As a view is only a stored sub-query, it’s a strange request, but one that is definitely interesting. A view can be instantiated as an indexed view, so I thought there was definitely potential in his question.

Unfortunately I had no luck trying to help him.

My first thought was “Well, you’re going to need a unique index on the view – well that’s doable – a Clustered Index on an Indexed View.”, but you get an error saying that the foreign key needs to reference a user table. A user table? So it can’t even reference a system table. But I guess that’s fair enough these days, since we don’t really have system tables any more (they’re all system views, referencing underlying functions and the like).

My next thought was whether or not you could recreate something similar using a filtered index. After all, a filtered index satisfies many of the scenarios that indexed views often address. They can be unique for example, so you might use an indexed view to make sure that once a particular value is reached in a Status field, some other field must be unique. In SQL Server 2008 it’s no problem to create a unique index and provide a WHERE clause for it. But unfortunately when you create a foreign key, you indicate the table you’re referencing, not the index. I tried using a check constraint, to make sure that the foreign column could only contain values that were in the unique filtered index, but SQL just doesn’t consider that a filtered index is available for referencing by a foreign key.

If you know a way to help this guy, follow the link and provide an answer.
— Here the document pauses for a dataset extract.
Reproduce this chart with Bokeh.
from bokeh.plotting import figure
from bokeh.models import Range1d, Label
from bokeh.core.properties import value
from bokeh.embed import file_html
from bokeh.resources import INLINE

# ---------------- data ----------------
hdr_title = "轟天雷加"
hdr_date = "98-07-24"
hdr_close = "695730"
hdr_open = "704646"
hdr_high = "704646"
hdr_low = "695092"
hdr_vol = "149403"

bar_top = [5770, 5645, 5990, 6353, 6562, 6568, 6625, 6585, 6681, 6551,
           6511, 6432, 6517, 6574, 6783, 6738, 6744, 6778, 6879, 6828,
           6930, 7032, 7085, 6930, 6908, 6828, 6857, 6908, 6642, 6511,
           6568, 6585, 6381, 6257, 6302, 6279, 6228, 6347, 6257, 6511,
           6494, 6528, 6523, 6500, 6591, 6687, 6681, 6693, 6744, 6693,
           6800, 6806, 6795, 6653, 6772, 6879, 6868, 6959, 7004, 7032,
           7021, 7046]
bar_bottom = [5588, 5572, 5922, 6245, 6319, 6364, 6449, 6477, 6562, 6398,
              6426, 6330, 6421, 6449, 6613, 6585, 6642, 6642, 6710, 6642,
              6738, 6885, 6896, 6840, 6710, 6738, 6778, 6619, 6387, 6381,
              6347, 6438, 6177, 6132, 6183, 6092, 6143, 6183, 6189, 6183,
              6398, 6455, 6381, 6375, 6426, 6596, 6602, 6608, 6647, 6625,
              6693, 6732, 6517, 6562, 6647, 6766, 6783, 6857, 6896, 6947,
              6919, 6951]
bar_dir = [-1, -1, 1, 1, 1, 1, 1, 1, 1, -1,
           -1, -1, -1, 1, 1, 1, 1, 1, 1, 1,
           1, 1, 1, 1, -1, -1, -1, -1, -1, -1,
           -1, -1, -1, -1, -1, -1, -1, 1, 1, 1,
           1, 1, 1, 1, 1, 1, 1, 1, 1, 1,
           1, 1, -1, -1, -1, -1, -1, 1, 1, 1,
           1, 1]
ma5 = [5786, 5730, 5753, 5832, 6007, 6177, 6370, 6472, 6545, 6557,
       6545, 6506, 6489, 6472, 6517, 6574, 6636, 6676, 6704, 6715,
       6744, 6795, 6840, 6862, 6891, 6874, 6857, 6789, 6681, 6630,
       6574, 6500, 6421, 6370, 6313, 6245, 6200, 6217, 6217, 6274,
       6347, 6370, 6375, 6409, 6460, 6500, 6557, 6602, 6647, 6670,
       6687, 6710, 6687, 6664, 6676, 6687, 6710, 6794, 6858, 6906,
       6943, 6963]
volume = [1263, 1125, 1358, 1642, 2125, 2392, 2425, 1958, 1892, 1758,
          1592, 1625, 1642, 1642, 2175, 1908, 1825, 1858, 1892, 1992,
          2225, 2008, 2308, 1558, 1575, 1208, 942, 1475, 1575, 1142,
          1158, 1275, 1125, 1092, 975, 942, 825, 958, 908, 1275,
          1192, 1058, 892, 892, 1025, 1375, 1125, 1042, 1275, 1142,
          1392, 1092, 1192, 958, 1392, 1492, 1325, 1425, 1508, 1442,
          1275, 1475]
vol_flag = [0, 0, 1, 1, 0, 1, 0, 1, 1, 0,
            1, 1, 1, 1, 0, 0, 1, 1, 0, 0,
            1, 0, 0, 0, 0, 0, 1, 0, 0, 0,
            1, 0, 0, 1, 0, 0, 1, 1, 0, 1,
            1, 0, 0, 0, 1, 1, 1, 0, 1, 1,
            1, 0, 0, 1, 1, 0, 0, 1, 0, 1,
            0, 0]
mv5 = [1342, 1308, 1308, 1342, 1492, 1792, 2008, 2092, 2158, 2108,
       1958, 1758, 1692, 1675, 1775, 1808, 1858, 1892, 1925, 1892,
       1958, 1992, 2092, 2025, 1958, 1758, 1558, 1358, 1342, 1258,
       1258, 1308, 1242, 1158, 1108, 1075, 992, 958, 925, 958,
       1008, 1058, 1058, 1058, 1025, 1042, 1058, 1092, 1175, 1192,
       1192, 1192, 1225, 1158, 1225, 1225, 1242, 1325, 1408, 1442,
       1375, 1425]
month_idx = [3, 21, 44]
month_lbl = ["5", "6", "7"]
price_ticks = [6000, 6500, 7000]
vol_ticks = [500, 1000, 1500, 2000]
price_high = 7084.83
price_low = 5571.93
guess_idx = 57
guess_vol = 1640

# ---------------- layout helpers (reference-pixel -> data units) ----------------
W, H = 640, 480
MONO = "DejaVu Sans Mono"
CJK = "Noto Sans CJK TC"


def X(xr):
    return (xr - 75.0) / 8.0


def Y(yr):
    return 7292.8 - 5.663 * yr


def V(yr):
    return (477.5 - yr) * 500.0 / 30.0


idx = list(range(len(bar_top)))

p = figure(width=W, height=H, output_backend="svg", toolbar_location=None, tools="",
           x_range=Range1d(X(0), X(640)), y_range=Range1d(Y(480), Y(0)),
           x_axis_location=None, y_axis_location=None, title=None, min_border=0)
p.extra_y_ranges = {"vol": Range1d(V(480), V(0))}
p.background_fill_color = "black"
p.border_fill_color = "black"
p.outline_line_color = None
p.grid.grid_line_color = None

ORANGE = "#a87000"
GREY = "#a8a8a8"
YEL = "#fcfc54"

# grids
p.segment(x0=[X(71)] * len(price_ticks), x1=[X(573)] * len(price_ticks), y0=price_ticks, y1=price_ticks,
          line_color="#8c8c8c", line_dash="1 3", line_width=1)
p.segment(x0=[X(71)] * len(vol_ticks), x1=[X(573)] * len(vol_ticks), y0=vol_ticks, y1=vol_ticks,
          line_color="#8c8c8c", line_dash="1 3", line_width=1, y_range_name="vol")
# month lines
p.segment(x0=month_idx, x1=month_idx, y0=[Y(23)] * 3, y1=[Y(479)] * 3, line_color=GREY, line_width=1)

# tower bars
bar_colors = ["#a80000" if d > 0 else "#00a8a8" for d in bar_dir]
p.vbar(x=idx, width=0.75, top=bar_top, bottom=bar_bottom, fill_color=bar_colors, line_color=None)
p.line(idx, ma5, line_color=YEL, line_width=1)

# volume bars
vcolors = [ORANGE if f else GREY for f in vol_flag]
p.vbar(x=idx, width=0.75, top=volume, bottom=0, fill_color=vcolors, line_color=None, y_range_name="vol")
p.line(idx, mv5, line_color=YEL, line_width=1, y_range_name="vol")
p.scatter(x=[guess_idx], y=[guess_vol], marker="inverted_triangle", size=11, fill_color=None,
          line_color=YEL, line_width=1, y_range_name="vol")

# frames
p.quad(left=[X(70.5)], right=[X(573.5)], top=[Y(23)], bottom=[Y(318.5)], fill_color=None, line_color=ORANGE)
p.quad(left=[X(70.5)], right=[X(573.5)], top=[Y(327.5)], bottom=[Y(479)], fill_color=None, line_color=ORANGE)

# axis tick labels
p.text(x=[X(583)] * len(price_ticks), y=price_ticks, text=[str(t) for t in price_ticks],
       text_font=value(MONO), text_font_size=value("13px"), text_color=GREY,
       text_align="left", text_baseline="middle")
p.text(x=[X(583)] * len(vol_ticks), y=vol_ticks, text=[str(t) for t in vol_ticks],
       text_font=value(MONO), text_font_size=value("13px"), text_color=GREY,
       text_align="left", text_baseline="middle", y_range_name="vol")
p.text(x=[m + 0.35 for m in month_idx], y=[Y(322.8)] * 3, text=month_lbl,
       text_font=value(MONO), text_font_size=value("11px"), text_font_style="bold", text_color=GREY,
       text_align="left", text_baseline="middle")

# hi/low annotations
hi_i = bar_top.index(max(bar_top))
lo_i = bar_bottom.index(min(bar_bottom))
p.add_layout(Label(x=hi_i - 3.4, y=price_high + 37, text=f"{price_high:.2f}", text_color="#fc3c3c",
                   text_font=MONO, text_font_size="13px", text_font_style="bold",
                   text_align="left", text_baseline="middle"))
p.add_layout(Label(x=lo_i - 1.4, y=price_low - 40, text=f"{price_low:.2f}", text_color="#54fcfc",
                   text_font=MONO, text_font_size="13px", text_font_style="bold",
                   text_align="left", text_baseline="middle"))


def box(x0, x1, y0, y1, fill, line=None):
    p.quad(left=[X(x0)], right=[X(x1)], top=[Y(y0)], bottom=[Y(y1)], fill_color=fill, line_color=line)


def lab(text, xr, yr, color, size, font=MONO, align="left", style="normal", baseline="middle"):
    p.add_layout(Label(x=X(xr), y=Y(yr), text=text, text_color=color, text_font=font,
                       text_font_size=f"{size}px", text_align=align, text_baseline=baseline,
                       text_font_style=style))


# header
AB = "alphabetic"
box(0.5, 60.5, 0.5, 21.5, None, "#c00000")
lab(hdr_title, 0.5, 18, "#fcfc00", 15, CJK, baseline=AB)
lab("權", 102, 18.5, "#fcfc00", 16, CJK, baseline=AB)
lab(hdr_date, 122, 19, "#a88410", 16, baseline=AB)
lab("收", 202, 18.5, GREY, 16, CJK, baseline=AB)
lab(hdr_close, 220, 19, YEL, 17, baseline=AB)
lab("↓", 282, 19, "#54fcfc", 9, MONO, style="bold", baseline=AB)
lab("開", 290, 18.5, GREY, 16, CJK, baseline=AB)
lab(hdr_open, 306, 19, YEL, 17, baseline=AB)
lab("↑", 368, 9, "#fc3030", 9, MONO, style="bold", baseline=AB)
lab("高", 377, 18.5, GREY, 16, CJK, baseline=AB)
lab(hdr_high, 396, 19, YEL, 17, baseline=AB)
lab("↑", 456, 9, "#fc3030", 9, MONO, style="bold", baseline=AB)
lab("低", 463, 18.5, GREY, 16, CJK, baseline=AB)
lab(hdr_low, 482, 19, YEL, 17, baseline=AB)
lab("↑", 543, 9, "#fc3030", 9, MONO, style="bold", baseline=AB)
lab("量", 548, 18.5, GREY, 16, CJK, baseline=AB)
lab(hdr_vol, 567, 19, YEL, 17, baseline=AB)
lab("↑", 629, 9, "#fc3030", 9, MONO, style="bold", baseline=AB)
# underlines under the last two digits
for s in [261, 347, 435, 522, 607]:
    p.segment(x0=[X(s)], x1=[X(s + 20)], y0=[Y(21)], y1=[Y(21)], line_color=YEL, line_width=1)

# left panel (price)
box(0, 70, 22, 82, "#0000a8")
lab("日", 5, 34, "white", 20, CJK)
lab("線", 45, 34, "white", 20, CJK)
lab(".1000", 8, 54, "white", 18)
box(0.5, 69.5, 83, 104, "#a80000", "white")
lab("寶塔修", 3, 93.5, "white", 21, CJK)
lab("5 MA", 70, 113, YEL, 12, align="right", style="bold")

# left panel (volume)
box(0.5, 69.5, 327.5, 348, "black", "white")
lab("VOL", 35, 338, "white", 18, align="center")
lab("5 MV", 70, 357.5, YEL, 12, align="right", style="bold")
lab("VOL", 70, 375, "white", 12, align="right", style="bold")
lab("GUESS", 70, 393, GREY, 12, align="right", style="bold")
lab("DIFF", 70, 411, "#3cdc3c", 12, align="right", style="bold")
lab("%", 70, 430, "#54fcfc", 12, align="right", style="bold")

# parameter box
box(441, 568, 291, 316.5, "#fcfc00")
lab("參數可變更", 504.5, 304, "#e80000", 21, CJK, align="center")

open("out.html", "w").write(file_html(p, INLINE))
In a couple of days’ time, the answer with the most votes will be automatically marked as the answer by the Stack Overflow system, which won’t help him much. He understands that using views doesn’t negate the FK constraints on the underlying tables, and I hope he can still work out a way of doing it without triggers, but at the end of the day, this other answer of mine, where I eventually say “Use triggers on the tables which contribute to your view” is probably the unfortunate truth.